* [What you have to do] Look over the lines below. Report each one that includes the string "this".

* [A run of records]
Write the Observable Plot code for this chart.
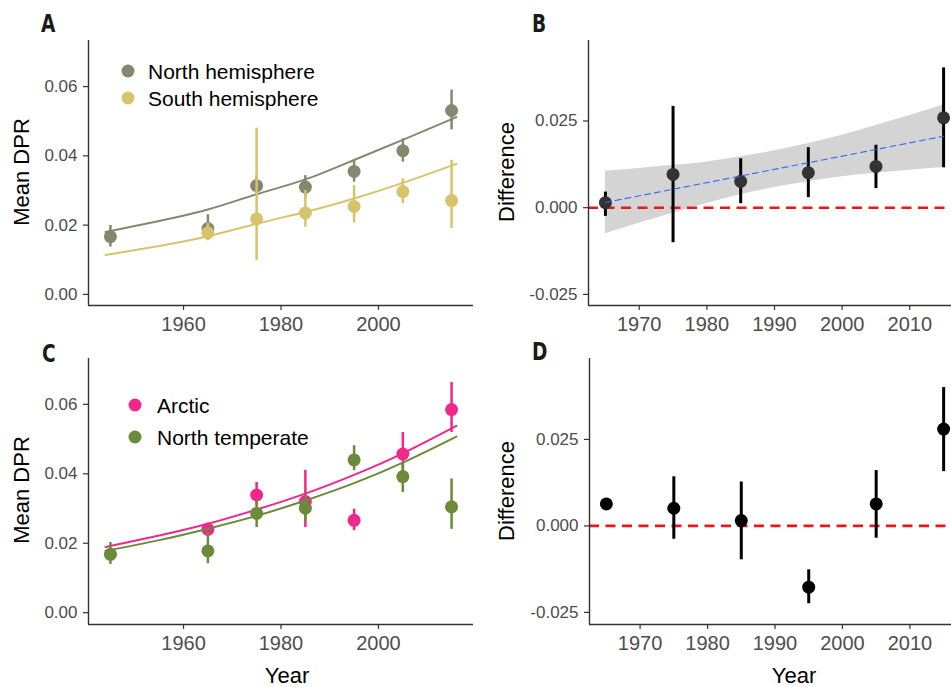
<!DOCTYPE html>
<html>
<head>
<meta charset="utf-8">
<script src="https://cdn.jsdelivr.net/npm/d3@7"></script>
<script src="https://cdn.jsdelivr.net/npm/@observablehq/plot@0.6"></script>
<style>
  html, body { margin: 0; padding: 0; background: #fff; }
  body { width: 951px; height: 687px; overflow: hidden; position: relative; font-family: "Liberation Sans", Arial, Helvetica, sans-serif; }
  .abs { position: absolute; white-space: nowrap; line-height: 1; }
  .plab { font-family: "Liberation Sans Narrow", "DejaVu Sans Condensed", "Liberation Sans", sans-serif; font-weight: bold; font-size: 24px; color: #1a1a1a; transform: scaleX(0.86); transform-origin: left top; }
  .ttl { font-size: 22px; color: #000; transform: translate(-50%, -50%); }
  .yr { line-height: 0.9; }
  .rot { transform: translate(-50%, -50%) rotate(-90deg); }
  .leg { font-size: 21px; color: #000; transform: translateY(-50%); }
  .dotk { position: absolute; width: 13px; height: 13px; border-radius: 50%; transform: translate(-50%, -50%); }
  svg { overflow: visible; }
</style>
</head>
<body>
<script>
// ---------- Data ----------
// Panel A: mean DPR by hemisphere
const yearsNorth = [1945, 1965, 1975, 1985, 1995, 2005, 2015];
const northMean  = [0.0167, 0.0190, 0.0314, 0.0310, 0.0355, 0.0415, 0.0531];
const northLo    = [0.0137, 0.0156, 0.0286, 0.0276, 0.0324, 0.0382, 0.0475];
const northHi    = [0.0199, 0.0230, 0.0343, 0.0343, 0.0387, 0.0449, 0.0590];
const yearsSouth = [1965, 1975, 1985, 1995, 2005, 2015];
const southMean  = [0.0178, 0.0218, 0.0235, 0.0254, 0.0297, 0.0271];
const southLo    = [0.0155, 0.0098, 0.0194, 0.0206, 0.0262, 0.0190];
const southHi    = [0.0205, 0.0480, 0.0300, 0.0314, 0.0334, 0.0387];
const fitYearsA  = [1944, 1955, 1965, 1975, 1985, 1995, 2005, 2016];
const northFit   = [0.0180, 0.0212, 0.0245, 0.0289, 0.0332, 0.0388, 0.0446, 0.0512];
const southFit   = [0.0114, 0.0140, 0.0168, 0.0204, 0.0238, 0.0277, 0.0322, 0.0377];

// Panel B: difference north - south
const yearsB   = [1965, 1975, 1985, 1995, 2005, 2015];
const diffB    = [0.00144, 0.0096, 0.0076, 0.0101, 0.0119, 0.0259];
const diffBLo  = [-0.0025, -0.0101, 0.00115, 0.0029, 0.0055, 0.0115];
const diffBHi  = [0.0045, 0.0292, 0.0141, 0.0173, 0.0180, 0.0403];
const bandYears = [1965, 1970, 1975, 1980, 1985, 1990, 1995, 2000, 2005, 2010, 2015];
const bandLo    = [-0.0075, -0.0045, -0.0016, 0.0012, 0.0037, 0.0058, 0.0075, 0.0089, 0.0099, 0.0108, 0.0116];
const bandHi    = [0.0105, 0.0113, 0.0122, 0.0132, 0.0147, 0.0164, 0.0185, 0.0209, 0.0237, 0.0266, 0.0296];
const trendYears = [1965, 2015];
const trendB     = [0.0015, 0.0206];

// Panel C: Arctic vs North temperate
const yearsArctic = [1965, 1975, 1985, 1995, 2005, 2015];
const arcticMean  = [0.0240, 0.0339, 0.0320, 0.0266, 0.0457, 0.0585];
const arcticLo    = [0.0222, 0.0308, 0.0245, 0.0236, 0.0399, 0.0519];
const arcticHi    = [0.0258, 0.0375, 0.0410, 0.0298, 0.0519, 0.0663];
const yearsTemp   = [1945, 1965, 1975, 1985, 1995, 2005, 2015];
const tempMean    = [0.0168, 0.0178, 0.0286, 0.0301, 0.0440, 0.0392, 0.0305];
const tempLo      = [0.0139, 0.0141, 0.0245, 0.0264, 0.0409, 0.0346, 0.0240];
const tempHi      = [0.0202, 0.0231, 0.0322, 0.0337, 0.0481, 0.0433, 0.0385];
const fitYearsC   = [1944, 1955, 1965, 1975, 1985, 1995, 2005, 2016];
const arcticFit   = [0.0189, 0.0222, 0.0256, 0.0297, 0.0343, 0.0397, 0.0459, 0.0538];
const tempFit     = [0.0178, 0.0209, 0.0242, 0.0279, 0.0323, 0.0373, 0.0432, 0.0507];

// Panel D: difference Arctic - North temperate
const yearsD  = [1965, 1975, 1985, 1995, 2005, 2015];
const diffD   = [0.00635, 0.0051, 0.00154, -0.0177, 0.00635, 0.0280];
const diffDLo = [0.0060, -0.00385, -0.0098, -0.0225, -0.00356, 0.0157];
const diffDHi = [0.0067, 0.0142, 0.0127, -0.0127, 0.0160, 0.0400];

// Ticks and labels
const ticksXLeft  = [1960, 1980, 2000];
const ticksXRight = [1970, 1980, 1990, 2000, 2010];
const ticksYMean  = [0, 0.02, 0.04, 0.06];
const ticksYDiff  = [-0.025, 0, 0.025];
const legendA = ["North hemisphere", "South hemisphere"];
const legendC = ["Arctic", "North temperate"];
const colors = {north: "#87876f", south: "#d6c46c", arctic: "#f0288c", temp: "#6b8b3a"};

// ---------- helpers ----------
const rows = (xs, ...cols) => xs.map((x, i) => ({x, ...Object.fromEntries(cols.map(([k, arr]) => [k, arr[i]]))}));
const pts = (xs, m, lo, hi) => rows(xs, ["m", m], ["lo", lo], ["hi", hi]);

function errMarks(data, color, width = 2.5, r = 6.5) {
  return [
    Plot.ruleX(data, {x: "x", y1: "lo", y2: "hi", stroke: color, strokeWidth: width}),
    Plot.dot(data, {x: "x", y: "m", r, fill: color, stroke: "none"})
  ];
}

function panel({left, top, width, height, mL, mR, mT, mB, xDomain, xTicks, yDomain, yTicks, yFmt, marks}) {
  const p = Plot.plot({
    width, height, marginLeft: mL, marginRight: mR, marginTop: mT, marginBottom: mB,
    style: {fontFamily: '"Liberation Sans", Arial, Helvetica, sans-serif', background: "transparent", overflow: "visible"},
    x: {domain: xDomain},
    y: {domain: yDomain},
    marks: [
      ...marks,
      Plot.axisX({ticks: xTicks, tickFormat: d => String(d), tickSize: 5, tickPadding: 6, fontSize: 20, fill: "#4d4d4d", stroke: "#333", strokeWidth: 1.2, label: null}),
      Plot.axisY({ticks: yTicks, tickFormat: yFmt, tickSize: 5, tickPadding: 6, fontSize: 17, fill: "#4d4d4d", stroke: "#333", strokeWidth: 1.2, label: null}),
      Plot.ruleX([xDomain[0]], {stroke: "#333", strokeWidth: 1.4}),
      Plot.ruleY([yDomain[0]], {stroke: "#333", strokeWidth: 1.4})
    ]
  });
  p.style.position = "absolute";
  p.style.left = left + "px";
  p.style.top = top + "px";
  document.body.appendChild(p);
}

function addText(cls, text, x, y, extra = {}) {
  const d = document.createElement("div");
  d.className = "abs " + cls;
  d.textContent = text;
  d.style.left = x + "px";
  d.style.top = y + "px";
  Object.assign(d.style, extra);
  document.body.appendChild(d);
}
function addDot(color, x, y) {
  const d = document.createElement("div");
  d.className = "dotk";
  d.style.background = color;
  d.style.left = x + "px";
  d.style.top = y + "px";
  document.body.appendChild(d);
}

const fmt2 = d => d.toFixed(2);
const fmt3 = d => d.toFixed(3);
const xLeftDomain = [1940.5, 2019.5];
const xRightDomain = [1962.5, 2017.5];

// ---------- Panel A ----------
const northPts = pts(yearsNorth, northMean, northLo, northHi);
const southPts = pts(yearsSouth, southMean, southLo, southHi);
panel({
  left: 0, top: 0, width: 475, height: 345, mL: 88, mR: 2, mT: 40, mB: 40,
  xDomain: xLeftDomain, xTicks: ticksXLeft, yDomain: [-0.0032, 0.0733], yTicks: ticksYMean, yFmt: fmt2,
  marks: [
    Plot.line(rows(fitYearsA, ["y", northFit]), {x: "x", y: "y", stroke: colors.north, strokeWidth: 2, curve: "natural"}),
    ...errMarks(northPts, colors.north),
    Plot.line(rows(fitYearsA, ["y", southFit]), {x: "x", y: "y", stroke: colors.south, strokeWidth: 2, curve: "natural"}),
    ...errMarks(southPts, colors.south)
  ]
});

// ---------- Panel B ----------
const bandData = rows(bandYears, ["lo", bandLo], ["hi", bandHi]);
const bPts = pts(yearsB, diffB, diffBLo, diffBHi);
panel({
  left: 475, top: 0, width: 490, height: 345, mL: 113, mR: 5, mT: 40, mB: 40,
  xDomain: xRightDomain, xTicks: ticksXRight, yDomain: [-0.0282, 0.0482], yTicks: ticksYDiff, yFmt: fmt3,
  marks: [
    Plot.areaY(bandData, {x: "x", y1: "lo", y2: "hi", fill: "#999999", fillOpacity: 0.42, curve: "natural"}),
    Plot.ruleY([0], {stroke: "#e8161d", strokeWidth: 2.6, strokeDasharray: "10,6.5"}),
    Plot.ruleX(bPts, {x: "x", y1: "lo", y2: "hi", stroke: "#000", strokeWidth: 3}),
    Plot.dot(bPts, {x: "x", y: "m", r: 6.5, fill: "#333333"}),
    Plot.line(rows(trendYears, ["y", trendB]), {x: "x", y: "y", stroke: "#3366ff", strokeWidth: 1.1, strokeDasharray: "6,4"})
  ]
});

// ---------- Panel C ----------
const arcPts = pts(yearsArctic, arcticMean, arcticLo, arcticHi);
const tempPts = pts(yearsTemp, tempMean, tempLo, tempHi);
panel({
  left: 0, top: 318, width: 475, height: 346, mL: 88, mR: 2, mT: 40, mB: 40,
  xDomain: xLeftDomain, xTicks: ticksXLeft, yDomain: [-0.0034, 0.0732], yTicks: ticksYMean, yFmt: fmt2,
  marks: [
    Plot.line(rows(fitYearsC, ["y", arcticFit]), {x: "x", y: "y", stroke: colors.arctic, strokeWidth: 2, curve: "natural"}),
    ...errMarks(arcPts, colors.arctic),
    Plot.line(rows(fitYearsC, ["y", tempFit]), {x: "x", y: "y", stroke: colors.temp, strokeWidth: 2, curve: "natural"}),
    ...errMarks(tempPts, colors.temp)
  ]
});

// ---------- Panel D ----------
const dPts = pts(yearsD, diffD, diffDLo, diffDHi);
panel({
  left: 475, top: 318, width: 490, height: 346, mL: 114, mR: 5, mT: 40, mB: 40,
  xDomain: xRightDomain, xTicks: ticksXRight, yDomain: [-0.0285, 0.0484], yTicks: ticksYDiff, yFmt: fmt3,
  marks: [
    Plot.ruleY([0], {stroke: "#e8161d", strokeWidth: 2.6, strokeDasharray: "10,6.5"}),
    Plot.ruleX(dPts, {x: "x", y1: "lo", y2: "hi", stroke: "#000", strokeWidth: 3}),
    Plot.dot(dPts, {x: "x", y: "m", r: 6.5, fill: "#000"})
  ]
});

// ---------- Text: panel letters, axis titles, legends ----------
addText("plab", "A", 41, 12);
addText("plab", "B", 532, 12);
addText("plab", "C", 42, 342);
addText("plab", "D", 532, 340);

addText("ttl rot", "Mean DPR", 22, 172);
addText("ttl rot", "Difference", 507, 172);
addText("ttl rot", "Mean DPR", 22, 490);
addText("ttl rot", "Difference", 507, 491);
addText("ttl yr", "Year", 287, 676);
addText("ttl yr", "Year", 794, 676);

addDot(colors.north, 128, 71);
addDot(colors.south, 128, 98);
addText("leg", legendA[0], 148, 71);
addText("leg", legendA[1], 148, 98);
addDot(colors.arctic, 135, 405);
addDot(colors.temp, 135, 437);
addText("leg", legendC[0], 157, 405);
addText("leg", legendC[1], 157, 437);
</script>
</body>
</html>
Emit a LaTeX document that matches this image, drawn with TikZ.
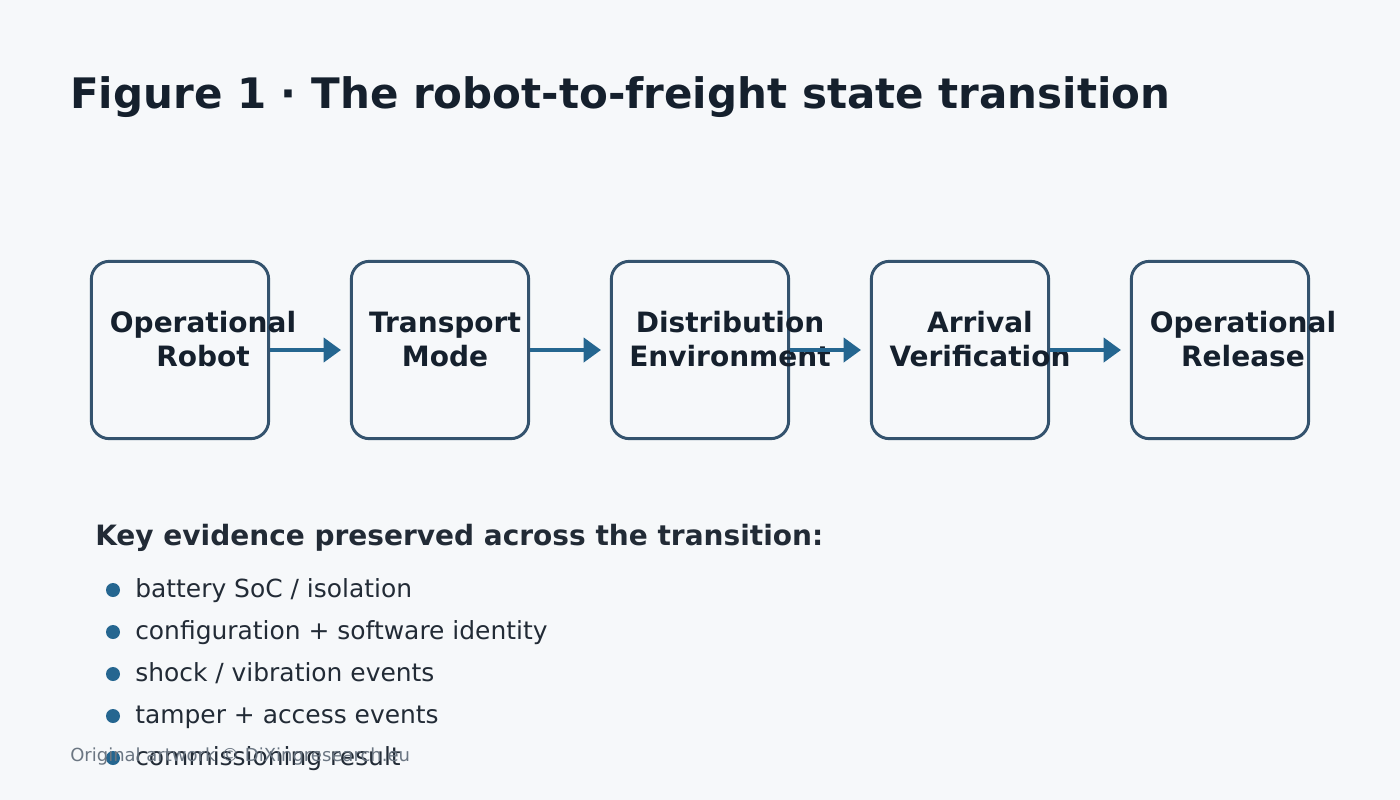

* [The completed task]
Write the Observable Plot code for this chart.
Emit a LaTeX document that matches this image, drawn with TikZ.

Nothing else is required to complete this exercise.